Going to try that robot war as it is one of the old “old school” games that me and the wife enjoy together!
Al Giovetti
January 24, 2017 at 1:49 pm
I actually knew Silas Warner of M.U.S.E.. Silas was very tall about 6’8″ with a very large beer gut. I am a computer journalist. I started writing reviews of games in the 1970s. I have thousands of published reviews. I published in Johnny’s Computer Gaming World. Katz, Kunkel and Worleys Computer Games and Video Entertainment, Electronic Entertainment, Compute, etc. I went to CES, Comdex, E3, Pax, etc. I would visit many of the computer gaming companys, including Westwood, Dynamix, Microprose, Origin, Sierra, Blizzard, Electronic Arts, Brian Fargo’s Interplay Productions, Robert Sirotech’s Sir-Tech Software, etc.
Mike Taylor
October 26, 2017 at 10:00 am
“a document on the screen can be rendered as a mirror image of what will appear when you click “Print.””
I found that a very odd metaphor: I immediately found myself trying to envisage a screen in which left and right were reversed.
Jimmy Maher
October 27, 2017 at 8:37 am
True. Thanks!
Alex Sotelo
March 27, 2019 at 11:20 am
One of the only games that I purchased, all others were just copies handed out by Apple ][ fans…
I spent hours and hours programming my robot, I don’t remember if I called it bottom or corner, but it would immediately go to the bottom and keep moving while shooting.
I liked the editor so much, that I made a copy. I found that the catalog (disk directory) was in a different track, so I made a different disk with only the editor. I remember this took me weeks of sleepless nights!
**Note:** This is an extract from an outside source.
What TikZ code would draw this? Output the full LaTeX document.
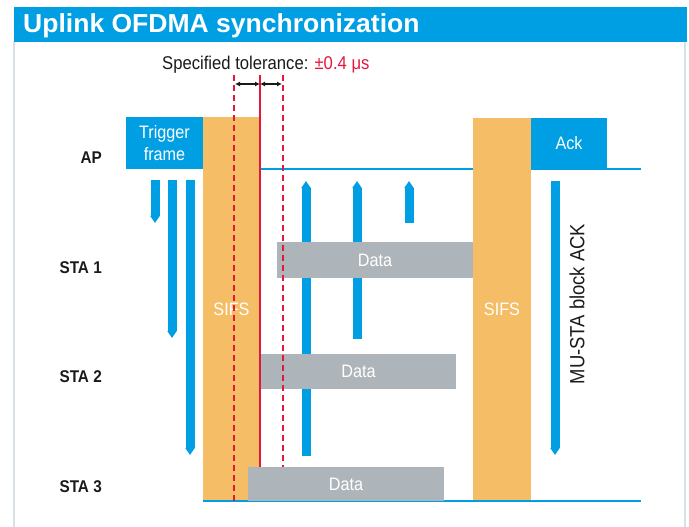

But totally worth it.
Michael
January 9, 2020 at 1:35 am
“and in having a single rotable radar dish it can use to “see” and a single rotatable gun it can use to shoot.”
–>rotatable
Jimmy Maher
January 9, 2020 at 5:48 am
Thanks!
Ben
April 25, 2020 at 9:59 pm
make one of little lessons -> make one of my(?) little lessons
Jimmy Maher
April 26, 2020 at 9:10 am
Thanks!
I deleted the other article for which you left a correction, whose rosy predictions for the future of mobile interactive fiction quite comprehensively — and embarrassingly — failed to come to pass. I also binned with some other posts on contemporary interactive fiction and my efforts to move it onto mobile devices. Like the music and book reviews that lived here once upon a time, they were out of joint with what this site has become.
Mike Taylor
April 26, 2020 at 10:40 pm
I am deeply sad that you removed articles from this site. Rewriting history is never a good thing; it’s better to let the good, the bad, the relevant and the irrelevant stand as they were. What would we think if (say) Infocom has deleted Suspended as out of joint with what the company became?
Ross
April 27, 2020 at 1:22 am
That is, very literally, what things like archive.org are for.
Jimmy Maher
April 27, 2020 at 8:28 am
As Ross notes, any historiographer of the future who wishes to make a study of this site’s evolution can still access the material in question via archive.org. For the general reader, however, editing and curation do have their value. Nothing dealing with this site’s core topics has been deleted.
Mike Taylor
April 27, 2020 at 11:36 am
That is true, so far as it goes. But how is anyone even to know that there is even anything to search for? Even now, knowing that there is (or was) a piece with “rosy predictions for the future of mobile interactive fiction” which I would very much like to read, I have no real idea how I would go about finding that on the WayBack machine.
Mike Taylor
April 27, 2020 at 11:38 am
That said, it is of course your site, to do with as you wish. You owe me nothing — quite the reverse!